Published 10th April 2015
The Spring 2015 Antiquarian Book Auction provided the usual excitement with some good results being achieved, some of which are reviewed here.
Carl Raswan's The Raswan index and Handbook for Arabian Breeders (BK13/262) fetched £1,800. Raswan lived from 1893 till 1966. He was a great connoisseur of horses and had an encyclopaedic knowledge of them. He was constantly trying to find the perfect horse and, partly inspired by the writings of Lady Anne Blunt (an important British Arabian horse breeder), he became immersed in the culture of Arabia and Arabian horses.
Eventually Raswan settled in America and continued his work there. He even changed his surname to Raswan from Schmidt after a favourite horse. Towards the end of his life, Raswan began to put together an extensive list of Arabian horse bloodlines, published in several volumes over several years (and indeed the last ones posthumously). It remains an important work of reference for Arabian horse breeders to this day.
The volume of wallpaper designs by Le Corbusier (BK13/11), commissioned by Swiss manufacturer Salubra. Le Corbusier was a modernist architect whose designs attracted approbation and derision in equal measure. There can be no question that he was influential. This series of designs was published in 1959 and was the second produced by Le Corbusier, the first having been published in 1932. It unsurprisingly exceeded its estimate of £500-£700 and achieved a hammer price of £1,200.
Rome has a fascinating underground world which is sometimes overlooked by contemporary tourists. It includes catacombs and villas which have been excavated over the years. Some of the earliest work in this regard was undertaken by Antonio Bosio and his extraordinary archaeological achievements were recorded in the work Roma Sotterranea (BK13/81), which was published three years after his death in 1632. Lavishly illustrated, the copy in this sale fetched £900.

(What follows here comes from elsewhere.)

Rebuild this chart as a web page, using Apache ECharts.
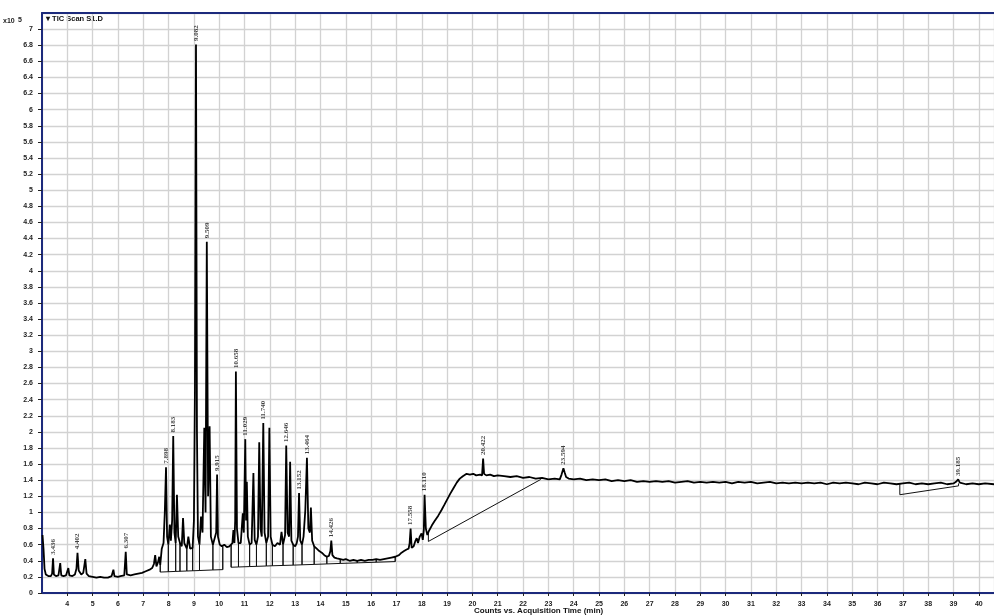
<!DOCTYPE html>
<html>
<head>
<meta charset="utf-8">
<script src="https://cdn.jsdelivr.net/npm/echarts@6/dist/echarts.min.js"></script>
<style>
  html, body { margin: 0; padding: 0; background: #fff; }
  #chart { width: 994px; height: 616px; }
</style>
</head>
<body>
<div id="chart"></div>
<script>
// TIC Scan S1.D — acquisition time (min) against counts (x10^5)

// Trace points between the labelled peaks
const earlyTrace = [
  [3.02,0.72],[3.06,0.55],[3.10,0.30],[3.15,0.23],[3.25,0.21],[3.35,0.21],[3.40,0.24],
  [3.47,0.23],[3.55,0.21],[3.65,0.22],[3.72,0.37],[3.76,0.22],[3.85,0.21],[3.95,0.22],
  [4.04,0.31],[4.08,0.22],[4.20,0.21],[4.30,0.23],[4.36,0.30],[4.45,0.28],[4.55,0.23],
  [4.63,0.25],[4.71,0.42],[4.76,0.24],[4.85,0.21],[5.00,0.20],[5.15,0.19],[5.30,0.20],
  [5.45,0.19],[5.60,0.19],[5.75,0.21],[5.82,0.29],[5.86,0.21],[6.00,0.20],[6.10,0.21],
  [6.25,0.22],[6.35,0.23],[6.50,0.22],[6.65,0.23],[6.80,0.24],[6.95,0.25],[7.10,0.27],
  [7.25,0.29],[7.35,0.31],[7.42,0.36],[7.47,0.47],[7.52,0.33],[7.58,0.38],[7.63,0.45],
  [7.67,0.35],[7.73,0.55]
];

const clusterTrace = [
  [7.80,0.62],[7.85,1.00],[7.94,0.70],[7.99,0.60],[8.05,0.85],[8.09,0.65],[8.14,0.90],
  [8.23,0.75],[8.28,0.62],[8.33,1.22],[8.38,0.70],[8.45,0.62],[8.52,0.58],[8.57,0.93],
  [8.62,0.62],[8.72,0.55],[8.78,0.70],[8.85,0.55],[8.95,0.56],[9.00,0.90],[9.04,2.50],
  [9.12,2.00],[9.16,0.70],[9.22,0.60],[9.28,0.95],[9.34,0.75],[9.41,2.05],[9.46,1.00],
  [9.56,1.20],[9.62,2.07],[9.67,0.70],[9.75,0.60],[9.82,0.62],[9.88,0.75],[9.95,0.70],
  [10.02,0.60],[10.10,0.58],[10.20,0.60],[10.30,0.57],[10.40,0.58],[10.47,0.60],
  [10.52,0.62],[10.56,0.78],[10.60,0.62],[10.63,0.90],[10.70,0.80],[10.76,0.62],
  [10.85,0.62],[10.93,0.99],[10.97,0.75],[11.06,0.90],[11.09,1.38],[11.13,0.70],
  [11.20,0.60],[11.28,0.62],[11.35,1.49],[11.40,0.66],[11.47,0.60],[11.53,0.70],
  [11.58,1.87],[11.63,0.80],[11.68,0.70],[11.79,0.75],[11.86,0.62],[11.93,0.70],
  [11.98,2.05],[12.03,0.70],[12.10,0.60],[12.20,0.58],[12.30,0.62],[12.40,0.60],
  [12.46,0.76],[12.52,0.60],[12.60,0.72],[12.70,0.75],[12.76,0.70],[12.80,1.63],
  [12.85,0.65],[12.92,0.60],[13.00,0.58],[13.06,0.62],[13.11,0.70],[13.20,0.65],
  [13.27,0.60],[13.33,0.70],[13.40,1.03],[13.52,0.80],[13.58,0.75],[13.62,1.06],
  [13.67,0.65],[13.75,0.58],[13.85,0.55],[13.95,0.52],[14.05,0.50],[14.15,0.47],
  [14.25,0.45],[14.33,0.46],[14.39,0.52],[14.47,0.47],[14.55,0.44],[14.65,0.43],
  [14.78,0.42]
];

const rampTrace = [
  [14.90,0.41],[15.00,0.42],[15.15,0.40],[15.30,0.41],[15.45,0.40],[15.60,0.41],
  [15.75,0.40],[15.90,0.41],[16.05,0.41],[16.20,0.42],[16.35,0.41],[16.50,0.42],
  [16.65,0.43],[16.80,0.44],[16.95,0.45],[17.10,0.47],[17.20,0.50],[17.30,0.52],
  [17.40,0.54],[17.48,0.55],[17.52,0.62],[17.60,0.56],[17.68,0.58],[17.74,0.64],
  [17.80,0.68],[17.85,0.62],[17.92,0.70],[17.99,0.74],[18.04,0.66],[18.08,0.78],
  [18.16,0.80],[18.22,0.72],[18.28,0.77],[18.40,0.84],[18.50,0.89],[18.65,0.96],
  [18.78,1.03],[18.90,1.10],[19.00,1.16],[19.12,1.23],[19.25,1.30],[19.38,1.37],
  [19.50,1.42],[19.62,1.45],[19.77,1.48],[19.90,1.47],[20.03,1.48],[20.15,1.46],
  [20.30,1.47],[20.38,1.46],[20.46,1.48],[20.55,1.46],[20.70,1.47],[20.85,1.45],
  [21.00,1.46]
];

const plateauTrace = [
  [21.25,1.45],[21.50,1.44],[21.75,1.45],[22.00,1.43],[22.25,1.44],[22.50,1.42],
  [22.75,1.43],[23.00,1.41],[23.25,1.42],[23.45,1.41],[23.52,1.47],[23.64,1.50],
  [23.70,1.44],[23.80,1.42],[24.00,1.41],[24.25,1.42],[24.50,1.40],[24.75,1.41],
  [25.00,1.40],[25.25,1.41],[25.50,1.39],[25.75,1.40],[26.00,1.39],[26.25,1.40],
  [26.50,1.38],[26.75,1.39],[27.00,1.38],[27.25,1.39],[27.50,1.38],[27.75,1.39],
  [28.00,1.37],[28.25,1.38],[28.50,1.39],[28.75,1.37],[29.00,1.38],[29.25,1.37],
  [29.50,1.38],[29.75,1.37],[30.00,1.38],[30.25,1.36],[30.50,1.38],[30.75,1.37],
  [31.00,1.38],[31.25,1.36],[31.50,1.37],[31.75,1.38],[32.00,1.36],[32.25,1.37],
  [32.50,1.36],[32.75,1.37],[33.00,1.36],[33.25,1.37],[33.50,1.36],[33.75,1.37],
  [34.00,1.35],[34.25,1.37],[34.50,1.36],[34.75,1.37],[35.00,1.36],[35.25,1.35],
  [35.50,1.37],[35.75,1.36],[36.00,1.35],[36.25,1.37],[36.50,1.36],[36.75,1.35],
  [37.00,1.36],[37.25,1.37],[37.50,1.35],[37.75,1.36],[38.00,1.35],[38.25,1.36],
  [38.50,1.37],[38.75,1.35],[39.00,1.36],[39.10,1.38],[39.25,1.37],[39.50,1.35],
  [39.75,1.36],[40.00,1.35],[40.25,1.36],[40.60,1.35]
];

// Labelled peak apexes (retention time, counts)
const peakTimes  = [3.436, 4.402, 6.307, 7.898, 8.183, 9.082, 9.509, 9.915, 10.658, 11.029,
                    11.740, 12.646, 13.152, 13.464, 14.426, 17.558, 18.110, 20.422, 23.594, 39.185];
const peakCounts = [0.43, 0.50, 0.51, 1.56, 1.95, 6.81, 4.36, 1.47, 2.75, 1.91,
                    2.11, 1.83, 1.24, 1.68, 0.65, 0.80, 1.22, 1.67, 1.55, 1.41];

// Integration baselines: [time, baseline level, drop-line top]
const integrationA = [
  [7.67,0.260,0.35],[7.99,0.264,0.60],[8.28,0.268,0.62],[8.45,0.270,0.62],[8.72,0.273,0.55],
  [8.95,0.276,0.56],[9.22,0.279,0.60],[9.75,0.286,0.60],[10.14,0.290,0.58]
];
const integrationB = [
  [10.47,0.320,0.60],[10.76,0.323,0.62],[11.20,0.328,0.60],[11.47,0.331,0.60],[11.86,0.335,0.62],
  [12.10,0.338,0.60],[12.52,0.342,0.60],[12.92,0.346,0.60],[13.27,0.350,0.60],[13.75,0.355,0.58],
  [14.25,0.361,0.45],[14.78,0.367,0.42],[15.45,0.374,0.40],[16.20,0.382,0.42],[16.95,0.390,0.45]
];
// Straight baselines under the humps: start drop, then line to end point
const integrationC = [[18.26,0.76],[18.26,0.64],[22.70,1.41]];
const integrationD = [[36.88,1.36],[36.88,1.22],[39.20,1.33],[39.20,1.36]];

const xTickMin = 3, xTickMax = 40.6, xStep = 1;
const yTickMin = 0, yTickMax = 7.2, yStep = 0.2;

const peakPoints = peakTimes.map((t, i) => [t, peakCounts[i]]);
const trace = earlyTrace.concat(clusterTrace, rampTrace, plateauTrace, peakPoints)
  .sort((a, b) => a[0] - b[0]);

function dropLines(rows) {
  const pts = [];
  rows.forEach(r => { pts.push([r[0], r[1]], [r[0], r[2]], [r[0], r[1]]); });
  return pts;
}

const navy = '#1c2a7c';
const gridGray = '#d2d2d2';
const labelFont = { fontSize: 7, fontWeight: 'bold', color: '#222', fontFamily: 'Liberation Sans, Arial, sans-serif' };

const baseLineSeries = (data) => ({
  type: 'line', data, showSymbol: false, silent: true, animation: false, z: 2,
  lineStyle: { color: '#111', width: 1 }
});

const chart = echarts.init(document.getElementById('chart'), null, { renderer: 'canvas' });
chart.setOption({
  animation: false,
  backgroundColor: '#fff',
  grid: { left: 42, right: 0, top: 13, bottom: 23, containLabel: false },
  xAxis: [{
    type: 'value', min: xTickMin, max: xTickMax, interval: xStep,
    axisLine: { show: true, lineStyle: { color: navy, width: 2 } },
    axisTick: { show: true, length: 3, lineStyle: { color: '#222' } },
    axisLabel: Object.assign({ margin: 8, showMinLabel: false, showMaxLabel: false,
      formatter: v => String(Math.round(v)) }, labelFont),
    splitLine: { show: true, lineStyle: { color: gridGray, width: 1.3 } }
  }, {
    type: 'value', position: 'top', min: xTickMin, max: xTickMax,
    axisLine: { show: true, lineStyle: { color: navy, width: 2 } },
    axisTick: { show: false }, axisLabel: { show: false }, splitLine: { show: false }
  }],
  yAxis: {
    type: 'value', min: yTickMin, max: yTickMax, interval: yStep,
    axisLine: { show: true, lineStyle: { color: navy, width: 2 } },
    axisTick: { show: true, length: 4, lineStyle: { color: '#222' } },
    axisLabel: Object.assign({ margin: 9, showMaxLabel: false,
      formatter: v => String(Math.round(v * 10) / 10) }, labelFont),
    splitLine: { show: true, lineStyle: { color: gridGray, width: 1.3 } }
  },
  series: [
    {
      name: 'TIC Scan S1.D', type: 'line', data: trace, showSymbol: false,
      animation: false, z: 3, lineStyle: { color: '#000', width: 1.8 }
    },
    baseLineSeries(dropLines(integrationA)),
    baseLineSeries(dropLines(integrationB)),
    baseLineSeries(integrationC),
    baseLineSeries(integrationD),
    {
      type: 'scatter', data: peakPoints, symbolSize: 1, z: 4, silent: true,
      itemStyle: { color: 'transparent' },
      label: {
        show: true, position: 'top', distance: 3, rotate: 90,
        align: 'left', verticalAlign: 'middle',
        formatter: p => p.value[0].toFixed(3),
        fontSize: 7, fontWeight: 'bold', color: '#111',
        fontFamily: 'Liberation Serif, Times New Roman, serif'
      }
    }
  ],
  graphic: [
    {
      type: 'text', left: 3, top: 14,
      style: {
        text: '{a|x10} {b|5}',
        rich: {
          a: { fontSize: 7, fontWeight: 'bold', fill: '#222', fontFamily: 'Liberation Sans, Arial, sans-serif', padding: [3, 0, 0, 0] },
          b: { fontSize: 7, fontWeight: 'bold', fill: '#222', fontFamily: 'Liberation Sans, Arial, sans-serif' }
        }
      }
    },
    {
      type: 'text', left: 46, top: 15,
      style: { text: '\u25BE TIC Scan S1.D', fontSize: 7.5, fontWeight: 'bold', fill: '#111',
               fontFamily: 'Liberation Sans, Arial, sans-serif' }
    },
    {
      type: 'text', left: 474, top: 607,
      style: { text: 'Counts vs. Acquisition Time (min)', fontSize: 8, fontWeight: 'bold', fill: '#111',
               fontFamily: 'Liberation Sans, Arial, sans-serif' }
    }
  ]
});
</script>
</body>
</html>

Early and interesting photography plays an increasingly important part in these sales: one such lot was a group of 32 19th century photographs of India (BK13/312) including principally military or architectural subjects. These may well have been produced professionally at the time by Frith or a similar company and were mostly fairly faded with some tears. Still, their early date (probably the 1860s) and the wonderful insight they gave into colonial India ensured stiff competition at the auction. In the end they achieved a hammer price of £1,600. Another work which attracted attention was a work containing photographs of the Mandalay and Upper Burmah Expeditionary Force by Col Robert Blackhall Graham (BK13/309). Despite being somewhat affected by damp, this volume fetched £1,000.
Book sales include all kinds of printed matter quite apart from books, and a particularly charming example of this is a child's game in the form of a horseman (BK13/43), made out of painted cardboard. The horseman sits astride his steed, which stands up by means of slots in a stand. There are then different costumes for both the rider and horse that are slipped over them. This game was made in Austria, probably in the 1860s, and was in remarkably fresh condition, which resulted in it selling for £310.
Maps are also an expanding section of these sales and good copies of maps by the great cartographers continue to sell well. This sale also had the added benefit of a depiction of our own home county. The map of Devon by John Speed (BK13/362) was highlighted with bright and attractive colours and fetched £520.